PIETRO FABRIS (fl. c.1740-1792)
'INTERIOR VIEW OF ONE OF THE DEEPEST HOLLOW WAYS CUT BY THE TORRENTS OF THE RAIN WATER ON THE FLANKS OF MOUNT VESUVIUS'
Etching with original hand-colouring in watercolour
Plate: 20 x 37.5 cm
LITERATURE:
Sir William Hamilton, Campi Phlaegri..., vol. I (1776), pl. XXXIX
By the time the seminal, lavishly-illustrated first two volumes of the Campi Phlaegri were published in 1776, Sir William Hamilton (1730-1803), the British Envoy to the Bourbon Court at Naples, had already established a reputation as one of Europe's preeminent Volcanologists, following the Royal Society's publication of his 'Observations on Mount Vesuvius' (London, 1772) which ran to three editions in his lifetime. This earlier series of lectures - which were accompanied by original drawings by Fabris, now held by the Society of Antiquaries in London - was adapted and enlarged slightly for the third volume of the 'Campi' published in 1779.
The 'Campi' was a monumental work by the standards of its time and is now hailed as one of the finest illustrated books of the eighteenth century. The text put forward Hamilton's own radically-advanced theories on volcanic activity, and depicted numerous sites around Naples and nearby Ischia in exacting detail to demonstrate these new ideas. Composed as a bilingual French and English edition, the work is a notable watershed in volcanology, trading biblically-inflected narratives of catastrophe and creation for precise observational description. The artist responsible for the illustrations, Pietro Fabris (Naples, fl.1740-1792), was a talented draughtsman and well-established painter of Neapolitan landscapes and genre scenes, and he managed to combine decorative appeal with both scientific and topographical rigour, thereby creating one of the most sought-after publications on the subject of the past two centuries.

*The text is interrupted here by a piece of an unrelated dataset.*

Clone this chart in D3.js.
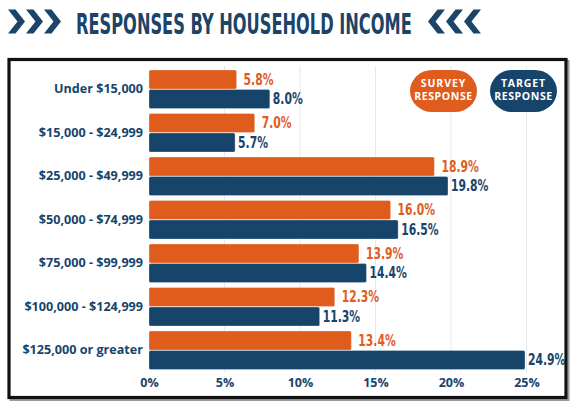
<!DOCTYPE html>
<html>
<head>
<meta charset="utf-8">
<script src="https://cdn.jsdelivr.net/npm/d3@7"></script>
<style>
  html, body { margin: 0; padding: 0; background: #fff; }
  svg { display: block; }
</style>
</head>
<body>
<div id="chart"></div>
<script>
const categories = ["Under $15,000", "$15,000 - $24,999", "$25,000 - $49,999", "$50,000 - $74,999", "$75,000 - $99,999", "$100,000 - $124,999", "$125,000 or greater"];
const surveyValues = [5.8, 7.0, 18.9, 16.0, 13.9, 12.3, 13.4];
const targetValues = [8.0, 5.7, 19.8, 16.5, 14.4, 11.3, 24.9];
const seriesNames = ["SURVEY RESPONSE", "TARGET RESPONSE"];
const tickValues = [0, 5, 10, 15, 20, 25];
const titleText = "RESPONSES BY HOUSEHOLD INCOME";

const W = 577, H = 406;
const ORANGE = "#e05c1d", NAVY = "#17446b", TITLE = "#1b4468";
const COND = "'Liberation Sans Narrow', 'DejaVu Sans Condensed', 'DejaVu Sans', sans-serif";

const svg = d3.select("#chart").append("svg").attr("width", W).attr("height", H);

// Title (scaled horizontally to fit the reference width)
const title = svg.append("text")
  .attr("font-family", COND)
  .attr("font-weight", "bold").attr("font-size", 28)
  .attr("fill", TITLE).text(titleText);
const tw = title.node().getComputedTextLength();
title.attr("transform", `translate(76,33.5) scale(${336 / tw},1)`);

// Chevrons
function chevron(x, dir) {
  const y0 = 9.5, y1 = 33.5, ym = (y0 + y1) / 2, w = 17, t = 7.5;
  let pts = [[0, y0], [t, y0], [w, ym], [t, y1], [0, y1], [w - t, ym]];
  if (dir < 0) pts = pts.map(p => [w - p[0], p[1]]);
  svg.append("polygon")
    .attr("points", pts.map(p => [x + p[0], p[1]].join(",")).join(" "))
    .attr("fill", TITLE);
}
[8, 26, 44].forEach(x => chevron(x, 1));
[428, 446, 464].forEach(x => chevron(x, -1));

// Frame
svg.append("rect").attr("x", 10.5).attr("y", 61).attr("width", 558).attr("height", 339)
  .attr("fill", "none").attr("stroke", "#9a9a9a").attr("stroke-width", 2);
svg.append("rect").attr("x", 9).attr("y", 59.5).attr("width", 557).attr("height", 338)
  .attr("fill", "#fff").attr("stroke", "#111").attr("stroke-width", 3.2);

// Scales
const x = d3.scaleLinear().domain([0, 25]).range([149, 526.5]);
const y = d3.scaleBand().domain(categories).range([67.5, 372]).paddingInner(0.115).paddingOuter(0.0575);
const ySub = d3.scaleBand().domain(seriesNames).range([0, y.bandwidth()]).paddingInner(0.03);

// Gridlines
svg.append("g").selectAll("line").data(tickValues.filter(d => d > 0)).join("line")
  .attr("x1", d => x(d)).attr("x2", d => x(d))
  .attr("y1", 66).attr("y2", 372)
  .attr("stroke", "#e6e8eb").attr("stroke-width", 1);

// Bars
const rows = categories.map((c, i) => ({ cat: c, vals: [
  { s: seriesNames[0], v: surveyValues[i], color: ORANGE, off: 7 },
  { s: seriesNames[1], v: targetValues[i], color: NAVY, off: 3 }
]}));

const g = svg.append("g").selectAll("g").data(rows).join("g")
  .attr("transform", d => `translate(0,${y(d.cat)})`);

g.selectAll("rect").data(d => d.vals).join("rect")
  .attr("x", x(0)).attr("y", d => ySub(d.s))
  .attr("width", d => x(d.v) - x(0)).attr("height", ySub.bandwidth())
  .attr("rx", 1.5)
  .attr("fill", d => d.color)
  .attr("stroke", "rgba(255,255,255,0.35)").attr("stroke-width", 0.8);

g.selectAll("text").data(d => d.vals).join("text")
  .attr("transform", d => `translate(${x(d.v) + d.off},${ySub(d.s) + ySub.bandwidth() / 2}) scale(0.8,1)`)
  .attr("dy", "0.36em")
  .attr("font-family", COND)
  .attr("font-weight", "bold").attr("font-size", 15)
  .attr("fill", d => d.color)
  .text(d => d.v.toFixed(1) + "%");

// Y axis (category labels)
const yAxis = d3.axisLeft(y).tickSize(0).tickPadding(6);
const ya = svg.append("g").attr("transform", `translate(${x(0)},0)`).call(yAxis);
ya.select(".domain").remove();
ya.selectAll("text")
  .attr("font-family", "'Open Sans', sans-serif").attr("font-weight", 700)
  .attr("font-size", 12.6).attr("fill", NAVY);

// X axis
const xAxis = d3.axisBottom(x).tickValues(tickValues).tickSize(0).tickPadding(6).tickFormat(d => d + "%");
const xa = svg.append("g").attr("transform", `translate(0,372)`).call(xAxis);
xa.select(".domain").remove();
xa.selectAll("text")
  .attr("font-family", "'Open Sans', sans-serif").attr("font-weight", 700)
  .attr("font-size", 12.5).attr("fill", NAVY);

// Legend pills
const legend = [
  { name: seriesNames[0], color: ORANGE, x: 410 },
  { name: seriesNames[1], color: NAVY, x: 490 }
];
const lg = svg.append("g").selectAll("g").data(legend).join("g")
  .attr("transform", d => `translate(${d.x},70)`);
lg.append("rect").attr("width", 67).attr("height", 42).attr("rx", 22).attr("ry", 21)
  .attr("fill", d => d.color);
lg.append("text").attr("x", 33.5).attr("y", 17).attr("text-anchor", "middle")
  .attr("font-family", "'Open Sans', sans-serif").attr("font-weight", 700)
  .attr("font-size", 10.5).attr("letter-spacing", 0.9).attr("fill", "#fff")
  .text(d => d.name.split(" ")[0]);
lg.append("text").attr("x", 33.5).attr("y", 30).attr("text-anchor", "middle")
  .attr("font-family", "'Open Sans', sans-serif").attr("font-weight", 700)
  .attr("font-size", 10.5).attr("letter-spacing", 0.6).attr("fill", "#fff")
  .text(d => d.name.split(" ")[1]);
</script>
</body>
</html>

One notable aspect of the illustrative process was the hand-colouring of the prints, a discipline which was taken far more seriously in Fabris' native Naples and in other parts of Italy at the time than it was anywhere else. The plates themselves are often so opaquely-coloured, both with bodycolour and watercolour, that they are often mistaken for original drawings. Hamilton himself described them as having been 'executed with such delicacy and perfection, as scarcely to be distinguished from the original drawings themselves' (Campi, vol. I, p.6). Many of the illustrations include depictions of Hamilton himself, Fabris and, occasionally, Hamilton's (now infamous) wife, Emma.
Fabris was directly involved in every aspect of the prints' production, and was the sole distributor for the entire work, which was originally sold for the princely sum of 60 Neapolitan ducats and today can command more than £100,000 for complete editions.